Dies bedingte den Umbau der Geschäftslokalitäten an der Stegstrasse 3, worüber der «Anzeiger» am 1. Oktober 1977 berichtete: «Vor allem ist die Verkaufsfläche von 180 m2 wesentlich übersichtlicher geworden. Im unteren Bereich gleich neben der Ladentür findet man die gutdotierte Möbelabteilung, während man über einige Stufen zu den Bettwaren kommt. Nebenan befindet sich das Musterzimmer, das begeistert und wo man in einer überaus reichen Auswahl richtig wühlen kann. So wird man bei Brupbacher mit Leichtigkeit alles finden, was mit Wohnungseinrichtungen in Zusammenhang steht. Natürlich wurde auch die bestehende Werkstatt ausgebaut und durch einen Durchbruch vom Laden her zugänglich gemacht, weil man ja eben das Handwerk hochhalten will, sich dem seit Generationen gepflegten Qualitätsprinzip verschrieben hat.»
1986 bot sich für Ernst und Rosmarie Brupbacher-Wernli abermals Gelegenheit, die Werkstätten und die Verkaufsräume zu erweitern und umzugestalten. Im Zusammenhang mit der Restaurierung des unter Schutz stehenden Nachbarhauses Alte Kanzlei und der unterirdischen Erweiterung der Liegenschaft der Firma Martin Schumacher AG erhielt auch Ernst Brupbacher in einem Teil des unterkellerten Vorplatzes der Alten Kanzlei 900 Kubikmeter neuen Lager- und Ausstellungsraum für Betten und Polstermöbel. In einem modernen Anbau auf der Südwestseite des ursprünglichen Zinnenvorbaus schuf er gleichzeitig helle Arbeitsplätze für eine neue Polsterwerkstatt und ein modern eingerichtetes Nähatelier für Vorhänge.

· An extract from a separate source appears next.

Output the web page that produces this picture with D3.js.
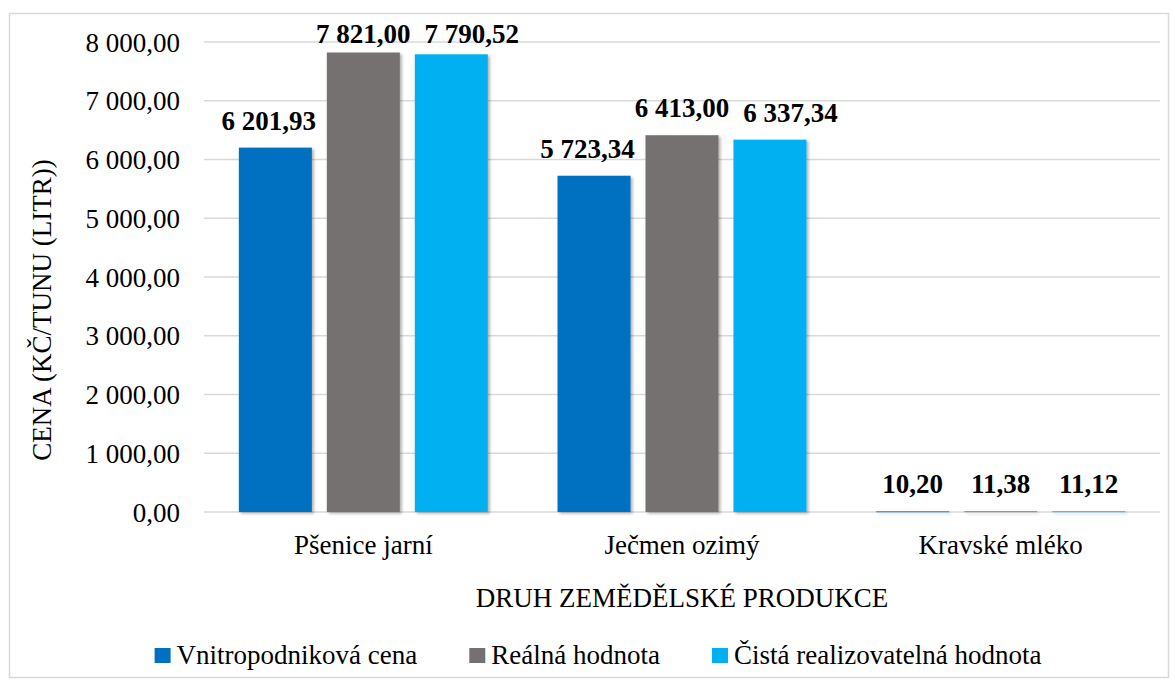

Heute wird in einem modernen Nähatelier gearbeitet.
 

DIE FÜNFTE GENERATION

Bereits ist mit dem Sohn Alexander Brupbacher die fünfte Generation im traditionsreichen Wädenswiler Fachgeschäft für Möbel und Innendekoration tätig, das dieses Jahr auf 125-jähriges Bestehen zurückblicken konnte. Für Rosmarie und Ernst Brupbacher-Wernli berechtigte Freude darüber, dass ihr handwerkliches Können und die Aufbauarbeit dreier vorangegangener Generationen dereinst im gleichen Sinn und Geist innerhalb derselben Familie weitbestehen werden.
Die vierte und fünfte Generation: Rosmarie und Ernst Brupbacher mit Sohn Alexander.